Aim of the task
Copy all the entries word for word, but omit the pictures.

[Charts and diagrams as code]
** start **

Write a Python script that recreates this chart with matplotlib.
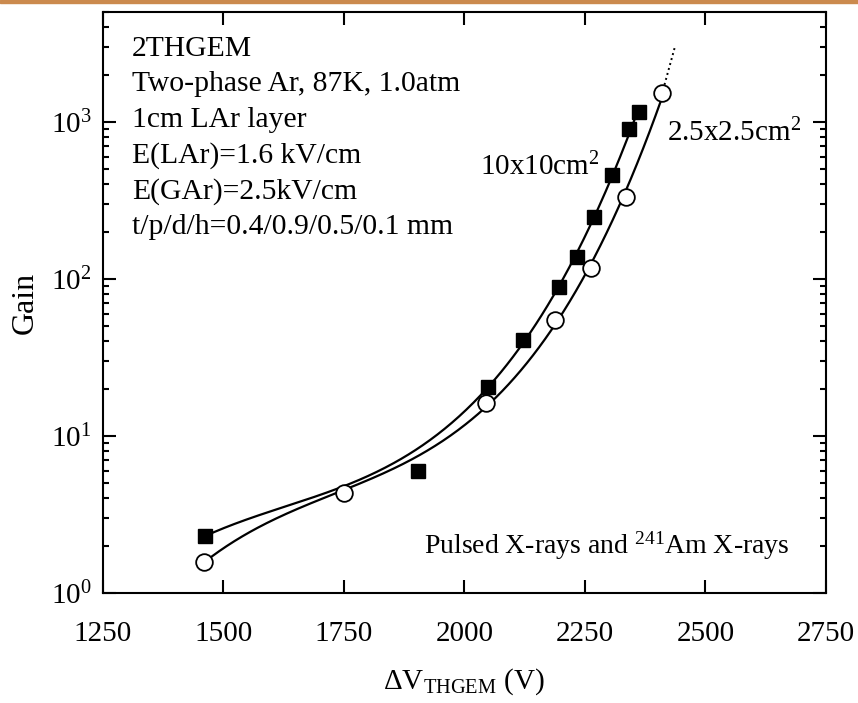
import numpy as np
import matplotlib.pyplot as plt
from matplotlib.patches import Rectangle
from matplotlib.ticker import FixedLocator, FuncFormatter, LogLocator, NullFormatter

plt.rcParams['font.family'] = ['Liberation Serif', 'DejaVu Serif']
plt.rcParams['mathtext.fontset'] = 'custom'
plt.rcParams['mathtext.rm'] = 'Liberation Serif'
plt.rcParams['mathtext.it'] = 'Liberation Serif:italic'

#%% Datos

# THGEM 10x10 cm^2 (cuadrados llenos)
V_10 = [1463, 1903, 2049, 2122, 2196, 2233, 2269, 2306, 2342, 2362]
G_10 = [2.31, 6.0, 20.4, 40.9, 88.5, 137, 246, 460, 898, 1163]
# El punto de 1903 V queda por debajo de la curva, le damos poco peso en el ajuste
w_10 = [1, 0.15, 1, 1, 1, 1, 1, 1, 1, 1]

# THGEM 2.5x2.5 cm^2 (circulos vacios)
V_25 = [1460, 1750, 2045, 2189, 2262, 2336, 2409]
G_25 = [1.58, 4.35, 16.2, 54.8, 117, 331, 1524]
w_25 = [1, 1, 1, 1, 1, 1, 1]

# Extrapolacion punteada al final de la curva de 2.5x2.5
V_ext = [2415, 2436]
G_ext = [1720, 2950]

info = ['2THGEM',
        'Two-phase Ar, 87K, 1.0atm',
        '1cm LAr layer',
        'E(LAr)=1.6 kV/cm',
        'E(GAr)=2.5kV/cm',
        't/p/d/h=0.4/0.9/0.5/0.1 mm']

x_ticks = [1250, 1500, 1750, 2000, 2250, 2500, 2750]


# Ajuste polinomico (grado 3) de log10(G) en funcion de V
def ajuste(V, G, w, grado=3):
    V = np.asarray(V, float)
    p = np.polyfit((V - 2000) / 1000, np.log10(G), grado, w=w)
    x = np.linspace(V.min(), V.max(), 300)
    return x, 10 ** np.polyval(p, (x - 2000) / 1000)


#%% Grafico

fig = plt.figure(figsize=(8.58, 7.03), dpi=100)
ax = fig.add_axes([0.1197, 0.1565, 0.9627 - 0.1197, 0.9829 - 0.1565])

# Franja naranja arriba de todo
fig.patches.append(Rectangle((0, 0.9955), 1, 0.0045, transform=fig.transFigure,
                             color='#cb8a4e', zorder=0))

x, y = ajuste(V_10, G_10, w_10)
ax.plot(x, y, 'k-', lw=1.6)
x, y = ajuste(V_25, G_25, w_25)
ax.plot(x, y, 'k-', lw=1.6)
ax.plot(V_ext, G_ext, 'k:', lw=1.4)

ax.plot(V_10, G_10, 's', color='k', ms=10, zorder=3)
ax.plot(V_25, G_25, 'o', mfc='white', mec='k', mew=1.3, ms=12, zorder=3)

ax.set_yscale('log')
ax.set_xlim(1250, 2750)
ax.set_ylim(1, 5000)

ax.xaxis.set_major_locator(FixedLocator(x_ticks))
ax.yaxis.set_major_locator(LogLocator(base=10, numticks=10))
ax.yaxis.set_minor_locator(LogLocator(base=10, subs=np.arange(2, 10), numticks=10))
ax.yaxis.set_minor_formatter(NullFormatter())
ax.yaxis.set_major_formatter(FuncFormatter(lambda v, pos: r'$10^{%d}$' % round(np.log10(v))))

ax.tick_params(which='both', direction='in', top=True, right=True, labelsize=21, width=1.5)
ax.tick_params(which='major', length=9.5)
ax.tick_params(which='minor', length=4.5)
ax.tick_params(axis='x', pad=20)
ax.tick_params(axis='y', pad=8)
for s in ax.spines.values():
    s.set_linewidth(1.5)

ax.set_ylabel('Gain', fontsize=23, labelpad=8)
ax.set_xlabel(r'$\Delta$V$_{\mathrm{THGEM}}$ (V)', fontsize=21, labelpad=14)

for i, linea in enumerate(info):
    ax.text(0.04, 0.937 - i * 0.0613, linea, transform=ax.transAxes,
            fontsize=21.3, va='center', ha='left')

ax.text(2032, 517, r'10x10cm$^2$', fontsize=21, ha='left', va='center')
ax.text(2420, 850, r'2.5x2.5cm$^2$', fontsize=21, ha='left', va='center')
ax.text(2675, 1.99, r'Pulsed X-rays and $^{241}$Am X-rays', fontsize=20, ha='right', va='center')

plt.savefig('out.png', dpi=100)
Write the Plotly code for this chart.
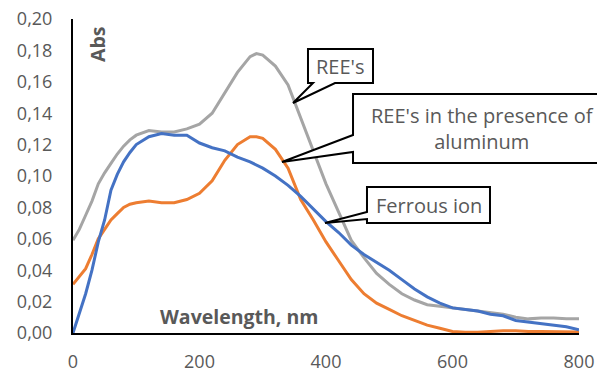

** end **

Expected output
Write a Python script that recreates this chart with matplotlib.
import numpy as np
import matplotlib.pyplot as plt
from matplotlib.patches import Rectangle
from matplotlib.ticker import FixedLocator, FuncFormatter, LogLocator, NullFormatter

plt.rcParams['font.family'] = ['Liberation Serif', 'DejaVu Serif']
plt.rcParams['mathtext.fontset'] = 'custom'
plt.rcParams['mathtext.rm'] = 'Liberation Serif'
plt.rcParams['mathtext.it'] = 'Liberation Serif:italic'

#%% Datos

# THGEM 10x10 cm^2 (cuadrados llenos)
V_10 = [1463, 1903, 2049, 2122, 2196, 2233, 2269, 2306, 2342, 2362]
G_10 = [2.31, 6.0, 20.4, 40.9, 88.5, 137, 246, 460, 898, 1163]
# El punto de 1903 V queda por debajo de la curva, le damos poco peso en el ajuste
w_10 = [1, 0.15, 1, 1, 1, 1, 1, 1, 1, 1]

# THGEM 2.5x2.5 cm^2 (circulos vacios)
V_25 = [1460, 1750, 2045, 2189, 2262, 2336, 2409]
G_25 = [1.58, 4.35, 16.2, 54.8, 117, 331, 1524]
w_25 = [1, 1, 1, 1, 1, 1, 1]

# Extrapolacion punteada al final de la curva de 2.5x2.5
V_ext = [2415, 2436]
G_ext = [1720, 2950]

info = ['2THGEM',
        'Two-phase Ar, 87K, 1.0atm',
        '1cm LAr layer',
        'E(LAr)=1.6 kV/cm',
        'E(GAr)=2.5kV/cm',
        't/p/d/h=0.4/0.9/0.5/0.1 mm']

x_ticks = [1250, 1500, 1750, 2000, 2250, 2500, 2750]


# Ajuste polinomico (grado 3) de log10(G) en funcion de V
def ajuste(V, G, w, grado=3):
    V = np.asarray(V, float)
    p = np.polyfit((V - 2000) / 1000, np.log10(G), grado, w=w)
    x = np.linspace(V.min(), V.max(), 300)
    return x, 10 ** np.polyval(p, (x - 2000) / 1000)


#%% Grafico

fig = plt.figure(figsize=(8.58, 7.03), dpi=100)
ax = fig.add_axes([0.1197, 0.1565, 0.9627 - 0.1197, 0.9829 - 0.1565])

# Franja naranja arriba de todo
fig.patches.append(Rectangle((0, 0.9955), 1, 0.0045, transform=fig.transFigure,
                             color='#cb8a4e', zorder=0))

x, y = ajuste(V_10, G_10, w_10)
ax.plot(x, y, 'k-', lw=1.6)
x, y = ajuste(V_25, G_25, w_25)
ax.plot(x, y, 'k-', lw=1.6)
ax.plot(V_ext, G_ext, 'k:', lw=1.4)

ax.plot(V_10, G_10, 's', color='k', ms=10, zorder=3)
ax.plot(V_25, G_25, 'o', mfc='white', mec='k', mew=1.3, ms=12, zorder=3)

ax.set_yscale('log')
ax.set_xlim(1250, 2750)
ax.set_ylim(1, 5000)

ax.xaxis.set_major_locator(FixedLocator(x_ticks))
ax.yaxis.set_major_locator(LogLocator(base=10, numticks=10))
ax.yaxis.set_minor_locator(LogLocator(base=10, subs=np.arange(2, 10), numticks=10))
ax.yaxis.set_minor_formatter(NullFormatter())
ax.yaxis.set_major_formatter(FuncFormatter(lambda v, pos: r'$10^{%d}$' % round(np.log10(v))))

ax.tick_params(which='both', direction='in', top=True, right=True, labelsize=21, width=1.5)
ax.tick_params(which='major', length=9.5)
ax.tick_params(which='minor', length=4.5)
ax.tick_params(axis='x', pad=20)
ax.tick_params(axis='y', pad=8)
for s in ax.spines.values():
    s.set_linewidth(1.5)

ax.set_ylabel('Gain', fontsize=23, labelpad=8)
ax.set_xlabel(r'$\Delta$V$_{\mathrm{THGEM}}$ (V)', fontsize=21, labelpad=14)

for i, linea in enumerate(info):
    ax.text(0.04, 0.937 - i * 0.0613, linea, transform=ax.transAxes,
            fontsize=21.3, va='center', ha='left')

ax.text(2032, 517, r'10x10cm$^2$', fontsize=21, ha='left', va='center')
ax.text(2420, 850, r'2.5x2.5cm$^2$', fontsize=21, ha='left', va='center')
ax.text(2675, 1.99, r'Pulsed X-rays and $^{241}$Am X-rays', fontsize=20, ha='right', va='center')

plt.savefig('out.png', dpi=100)
Write the Plotly code for this chart.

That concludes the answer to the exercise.